What's actually happening
A Full Moon happens when the Moon stands opposite the Sun from Earth's point of view. The lunar face is fully illuminated. A Full Moon in Virgo means the Moon is in Virgo while the Sun is in Pisces — the axis of the practical and the transcendent, of the particular and the diffuse.
The geometry is one of maximum contrast between what can be done and what can be imagined.
What the tradition makes of it
Full Moons are culmination points. What was seeded at the New Moon has enough light on it to be seen. Virgo adds a quality of precise assessment to the culmination: the work that has been in process is now visible enough to be evaluated on its actual terms, not its ideal ones.

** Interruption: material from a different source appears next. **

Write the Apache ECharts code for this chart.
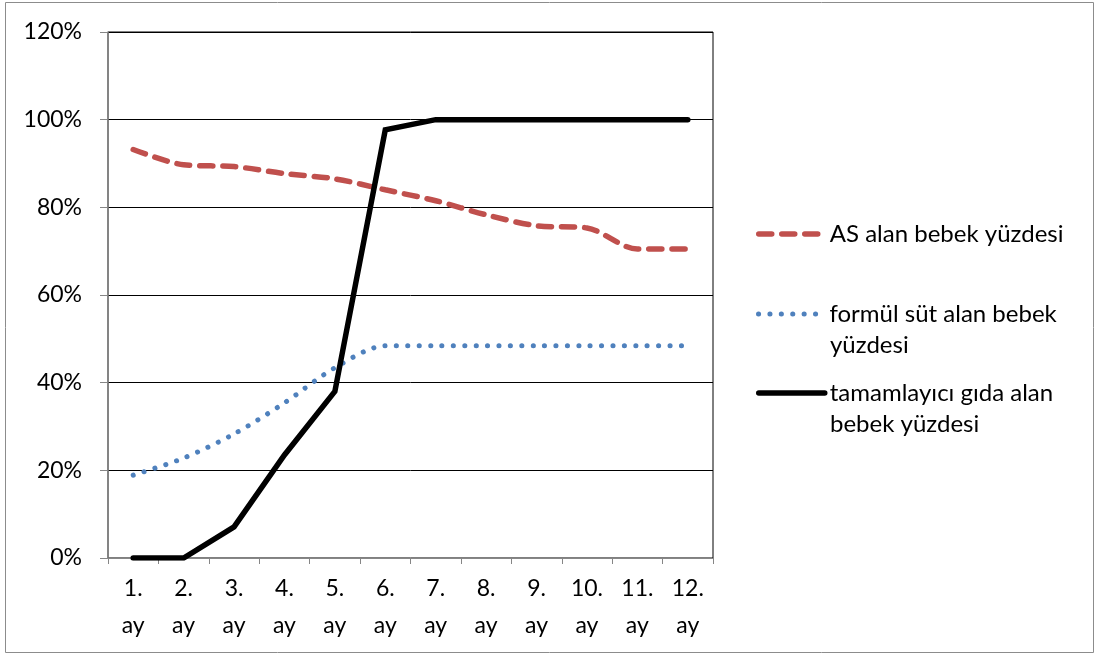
<!DOCTYPE html>
<html>
<head>
<meta charset="utf-8">
<script src="https://cdn.jsdelivr.net/npm/echarts@6/dist/echarts.min.js"></script>
<style>
html,body{margin:0;padding:0;background:#fff;}
#c{width:1099px;height:655px;}
</style>
</head>
<body>
<div id="c"></div>
<script>
const categories = ['1.\nay','2.\nay','3.\nay','4.\nay','5.\nay','6.\nay','7.\nay','8.\nay','9.\nay','10.\nay','11.\nay','12.\nay'];
const seriesNames = ['AS alan bebek yüzdesi', 'formül süt alan bebek yüzdesi', 'tamamlayıcı gıda alan bebek yüzdesi'];
const asValues = [93.2, 89.7, 89.3, 87.7, 86.5, 84.0, 81.5, 78.3, 75.8, 75.3, 70.5, 70.5];
const formulaValues = [18.9, 22.8, 28.3, 35.4, 43.4, 48.4, 48.4, 48.4, 48.4, 48.4, 48.4, 48.4];
const complementaryValues = [0, 0, 7.1, 23.5, 38.0, 97.7, 100, 100, 100, 100, 100, 100];
const yTicks = [0, 20, 40, 60, 80, 100, 120];

const FONT = 'Lato, "Open Sans", sans-serif';
const RED = '#c0504d', BLUE = '#4f81bd', BLACK = '#000';
const redDash = [13, 10], blueDot = [0.1, 11.3];
const chart = echarts.init(document.getElementById('c'), null, {renderer: 'canvas'});

function legendFor(name, top, firstLine, width, lineStyle) {
  return {
    data: [name],
    left: 756,
    top: top,
    orient: 'vertical',
    itemWidth: width,
    itemHeight: 14,
    itemGap: 0,
    padding: 0,
    selectedMode: false,
    itemStyle: {opacity: 0},
    lineStyle: lineStyle,
    textStyle: {fontFamily: FONT, fontSize: 24, color: '#000', padding: [0, 0, 0, Math.max(0, 66 - width)]},
    formatter: () => firstLine
  };
}

chart.setOption({
  animation: false,
  backgroundColor: '#fff',
  textStyle: {fontFamily: FONT},
  grid: {left: 108, top: 32, right: 386, bottom: 97, show: true, borderColor: '#000', borderWidth: 1, containLabel: false},
  legend: [
    legendFor(seriesNames[0], 222, 'AS alan bebek yüzdesi', 62, {color: RED, width: 5.5, type: redDash, cap: 'round'}),
    legendFor(seriesNames[1], 302, 'formül süt alan bebek', 63, {color: BLUE, width: 5, type: blueDot, cap: 'round'}),
    legendFor(seriesNames[2], 381, 'tamamlayıcı gıda alan', 66, {color: BLACK, width: 5.5, type: 'solid', cap: 'round'})
  ],
  graphic: [
    {type: 'rect', shape: {x: 5.5, y: 2.5, width: 1088, height: 650}, style: {fill: 'none', stroke: '#8c8c8c', lineWidth: 1}, z: -1, silent: true},
    {type: 'text', left: 830, top: 333, style: {text: 'yüzdesi', fontFamily: FONT, fontSize: 24, fill: '#000'}},
    {type: 'text', left: 830, top: 412, style: {text: 'bebek yüzdesi', fontFamily: FONT, fontSize: 24, fill: '#000'}}
  ],
  xAxis: {
    type: 'category',
    data: categories,
    boundaryGap: true,
    axisLine: {show: true, lineStyle: {color: '#868686', width: 1}},
    axisTick: {show: true, alignWithLabel: false, length: 6, lineStyle: {color: '#868686'}},
    axisLabel: {fontFamily: FONT, fontSize: 23, color: '#000', lineHeight: 37, margin: 12, interval: 0},
    splitLine: {show: false}
  },
  yAxis: {
    type: 'value',
    min: 0,
    max: 120,
    interval: 20,
    axisLine: {show: true, lineStyle: {color: '#868686', width: 1.5}},
    axisTick: {show: true, length: 8, lineStyle: {color: '#868686'}},
    axisLabel: {fontFamily: FONT, fontSize: 23, color: '#000', margin: 26, formatter: v => (yTicks.includes(v) ? v + '%' : '')},
    splitLine: {show: true, lineStyle: {color: '#000', width: 1}}
  },
  series: [
    {
      name: seriesNames[0], type: 'line', data: asValues, smooth: 0.3, symbol: 'none',
      itemStyle: {color: RED},
      lineStyle: {color: RED, width: 5.5, type: redDash, cap: 'round'}
    },
    {
      name: seriesNames[1], type: 'line', data: formulaValues, smooth: 0.3, symbol: 'none',
      itemStyle: {color: BLUE},
      lineStyle: {color: BLUE, width: 5, type: blueDot, cap: 'round'}
    },
    {
      name: seriesNames[2], type: 'line', data: complementaryValues, smooth: false, symbol: 'none',
      itemStyle: {color: BLACK},
      lineStyle: {color: BLACK, width: 5.5, cap: 'round', join: 'miter'}
    }
  ]
});
</script>
</body>
</html>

The Pisces Sun holds the vision and the longing for the work to be more than it is. The Virgo Moon holds the honest account of what it actually is. The tension between them is the productive gap between aspiration and execution — and this phase illuminates it without cruelty.
How to actually use it
Assess the work honestly: what has actually been accomplished versus what was intended. This is good weather for productive self-critique, for finishing what is nearly complete, and for making the specific adjustment that would move the work from adequate to genuinely good.
The shadow is the perfectionism that makes the assessment cruel rather than useful.
When in doubt
Ask what the work actually needs — not in the ideal version, but in the version that is actually in your hands — and whether you are willing to do that specific thing.